可愛いだとか、正直わかったものではない。家系なのかあれこれ食べても腹に贅肉がつかないのは儲けものだと思っているけれど、あとは並くらいの認識だ。茉莉花にとって絶対的に美しいだとか、可愛いという女性は従姉に限られている節もある。
外とは連絡を取っていない。両親にはAEUから専門の人間を送り、春夏秋冬関連の総合病院で集中治療室に入っていて面会謝絶だと説明しているそうだ。
どのみち、紙片持ちの異劫を倒さない限りはおいそれと外に出るのは危険だ。
「まっちゃん、あとで余裕あったら修復班の部屋においで。
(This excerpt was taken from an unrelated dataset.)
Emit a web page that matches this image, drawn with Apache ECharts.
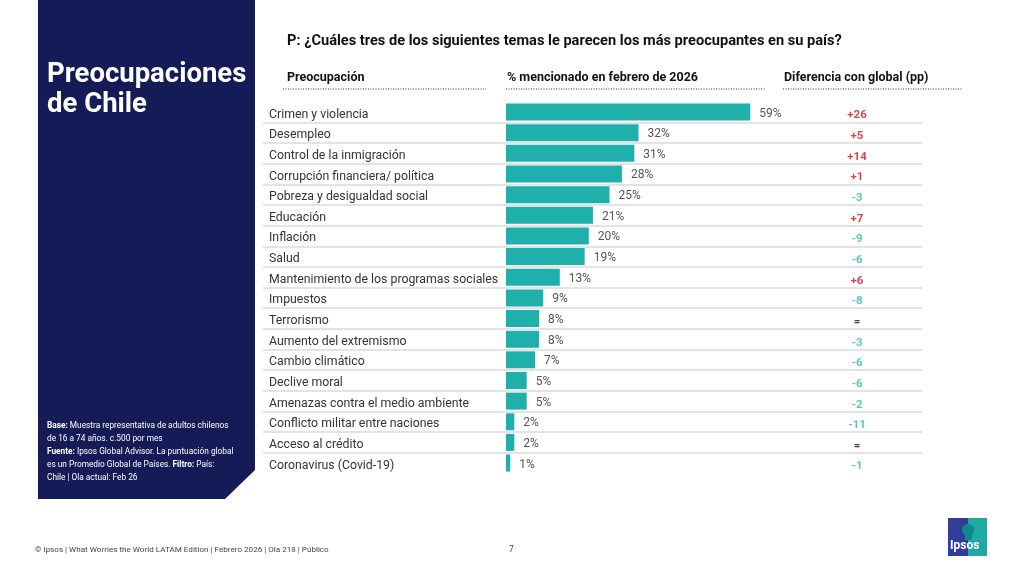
<!DOCTYPE html>
<html>
<head>
<meta charset="utf-8">
<script src="https://cdn.jsdelivr.net/npm/echarts@6/dist/echarts.min.js"></script>
<style>
html,body{margin:0;padding:0;background:#fff;}
#c{width:1024px;height:576px;}
</style>
</head>
<body>
<div id="c"></div>
<script>
// ---- data ----
const categories = [
  'Crimen y violencia','Desempleo','Control de la inmigración','Corrupción financiera/ política',
  'Pobreza y desigualdad social','Educación','Inflación','Salud',
  'Mantenimiento de los programas sociales','Impuestos','Terrorismo','Aumento del extremismo',
  'Cambio climático','Declive moral','Amenazas contra el medio ambiente',
  'Conflicto militar entre naciones','Acceso al crédito','Coronavirus (Covid-19)'
];
const values = [59,32,31,28,25,21,20,19,13,9,8,8,7,5,5,2,2,1];
const diffs = [26,5,14,1,-3,7,-9,-6,6,-8,0,-3,-6,-6,-2,-11,0,-1];

const FONT = 'Roboto, "Noto Sans", sans-serif';
const TEAL = '#20b0ac';
const RED = '#d0161e';
const DTEAL = '#2fb8b3';

function fmtDiff(d){ return d > 0 ? '+' + d : (d < 0 ? '-' + Math.abs(d) : '='); }
function colDiff(d){ return d > 0 ? RED : (d < 0 ? DTEAL : '#111'); }

const TOP = 101.7, BOTTOM = 576 - 473.4;

const chart = echarts.init(document.getElementById('c'), null, {renderer:'canvas'});
const option = {
  backgroundColor:'#ffffff',
  animation:false,
  textStyle:{fontFamily:FONT},
  grid:[
    {left:263, right:102, top:TOP, bottom:BOTTOM},
    {left:506, width:414, top:TOP, bottom:BOTTOM},
    {left:800, width:114, top:TOP, bottom:BOTTOM}
  ],
  xAxis:[
    {gridIndex:0, type:'value', min:0, max:1, show:false},
    {gridIndex:1, type:'value', min:0, max:100, show:false},
    {gridIndex:2, type:'value', min:0, max:1, show:false}
  ],
  yAxis:[
    {gridIndex:0, type:'category', data:categories, inverse:true,
      axisLine:{show:false}, axisTick:{show:false},
      axisLabel:{inside:true, margin:6, align:'left', formatter:'{a|{value}}',
        rich:{a:{color:'#333', fontSize:12.3, fontFamily:FONT, padding:[5,0,0,0]}}},
      splitLine:{show:true, showMinLine:false, showMaxLine:false, lineStyle:{color:'#dadada', width:1.5}}
    },
    {gridIndex:1, type:'category', data:categories, inverse:true, show:false},
    {gridIndex:2, type:'category', data:categories, inverse:true, show:false}
  ],
  series:[
    {
      type:'bar', xAxisIndex:1, yAxisIndex:1, data:values,
      barWidth:17,
      itemStyle:{color:TEAL},
      label:{show:true, position:'right', distance:9, offset:[0,1.5], formatter:'{c}%', color:'#555', fontSize:12, fontFamily:FONT}
    },
    {
      type:'scatter', xAxisIndex:2, yAxisIndex:2, symbolSize:0,
      data: diffs.map((d,i)=>({value:[0.5, i],
        label:{formatter:fmtDiff(d), color:colDiff(d)}})),
      label:{show:true, position:'inside', fontSize:11.5, fontWeight:'bold', fontFamily:FONT, offset:[0,3.5]}
    }
  ],
  graphic:[
    {type:'polygon', shape:{points:[[38,0],[255,0],[255,470],[225,499],[38,499]]}, style:{fill:'#141b57'}, z:-1},
    {type:'text', left:47, top:60, style:{text:'Preocupaciones\nde Chile', fill:'#fff', font:'bold 27.5px '+FONT, lineHeight:30}},
    {type:'text', left:47, top:420, style:{
      text:'{b|Base:} Muestra representativa de adultos chilenos\nde 16 a 74 años. c.500 por mes',
      fill:'#fff', font:'8.3px '+FONT, lineHeight:12.5,
      rich:{b:{fontWeight:'bold', fontSize:8.3, fill:'#fff', fontFamily:FONT}}}},
    {type:'text', left:47, top:446, style:{
      text:'{b|Fuente:} Ipsos Global Advisor. La puntuación global\nes un Promedio Global de Países. {b|Filtro:} País:\nChile | Ola actual: Feb 26',
      fill:'#fff', font:'8.3px '+FONT, lineHeight:12.8,
      rich:{b:{fontWeight:'bold', fontSize:8.3, fill:'#fff', fontFamily:FONT}}}},
    {type:'text', left:287, top:34, style:{text:'P: ¿Cuáles tres de los siguientes temas le parecen los más preocupantes en su país?', fill:'#111', font:'bold 14.6px '+FONT}},
    {type:'text', left:287, top:71, style:{text:'Preocupación', fill:'#111', font:'bold 12.5px '+FONT}},
    {type:'text', left:507, top:71, style:{text:'% mencionado en febrero de 2026', fill:'#111', font:'bold 12.5px '+FONT}},
    {type:'text', left:784, top:71, style:{text:'Diferencia con global (pp)', fill:'#111', font:'bold 12.5px '+FONT}},
    {type:'line', shape:{x1:283,y1:89,x2:486,y2:89}, style:{stroke:'#27306b', lineWidth:1, lineDash:[1,1.5]}},
    {type:'line', shape:{x1:506,y1:89,x2:765,y2:89}, style:{stroke:'#27306b', lineWidth:1, lineDash:[1,1.5]}},
    {type:'line', shape:{x1:783,y1:89,x2:963,y2:89}, style:{stroke:'#27306b', lineWidth:1, lineDash:[1,1.5]}},
    {type:'text', left:35, top:546, style:{text:'© Ipsos | What Worries the World LATAM Edition | Febrero 2026 | Ola 218 | Público', fill:'#444', font:'8.1px '+FONT}},
    {type:'text', left:509, top:545, style:{text:'7', fill:'#444', font:'8.5px '+FONT}},
    // logo
    {type:'rect', shape:{x:948,y:518,width:20,height:38}, style:{fill:'#343c9a'}},
    {type:'rect', shape:{x:968,y:518,width:19,height:38}, style:{fill:'#1ea9a3'}},
    {type:'circle', shape:{cx:968,cy:530,r:6}, style:{fill:'#0f8a8a'}},
    {type:'rect', shape:{x:965,y:534,width:7,height:6}, style:{fill:'#0f8a8a'}},
    {type:'text', left:950, top:540, style:{text:'Ipsos', fill:'#fff', font:'bold 12px '+FONT}}
  ]
};
chart.setOption(option);
</script>
</body>
</html>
映画みよ、映画」
ぱあ、と自分でも面白いくらい顔が緩むのがわかる。
ノエミとよく話をするようになったのはお互いの趣味が映画鑑賞だからだ。修復班のメンバーは示し合わせた訳でも無く映画好きが多い。好きなジャンルはそれぞれありはせよ、休憩時間中にモニターで何かしらの映画を流している。いつ異劫が発生するかパターンも解明されていないと周が行っていた通り、当然夜勤もあるので休憩や仮眠時間に映画を見ることを楽しみにしているそうだ。「動画配信サービスが充実してから格段に手軽になったから凄く良いわ……」とは修復班の映画好きの人達が口々に言う台詞だ。修復班もそうだが、異劫の生態解析や対処策を考案する解析班も長時間勤務の人間が多く、残業が基本という労働状況から気晴らしに修復班のところで映画を見ていく。
ちなみにノエミは、結構きつめのスプラッタホラーが好みである。
「まっちゃん、サメ映画好きだったよね? この間サメの方のディープブルーがまた配信され始めたけど」
「皆さんに文句なければそれ見たいです!」
思わず挙手して言えば、くすくすとノエミが笑って「話しとくわ」と返してくれた。
「なんだ、随分馴染んだようだな、茉莉花」
後方から声を掛けられて、ぴ、と背筋が伸びた。
「……! ディミトリ!」
「思ったより元気そうだな? ノエミに相手してもらってたのか」
アースカラーのスリーピーススーツを着たディミトリが近寄って来た。ジャケットは手に持っていたが、今まで白衣姿しか見たことがなかったので随分印象が違う。
「若くてかわいい子が目の保養になってくれてるから、うちの士気が上がってますよ、ロスメルタさん。新しい映画鑑賞仲間にも引きずり込めましたし」
「あんまり妙なものを見せないでくれよ」
ノエミはそれには肩を竦めるだけにして、ひらひらと手を振って去って行った。
ディミトリとしっかり顔を合わせるのは三日ぶりだ。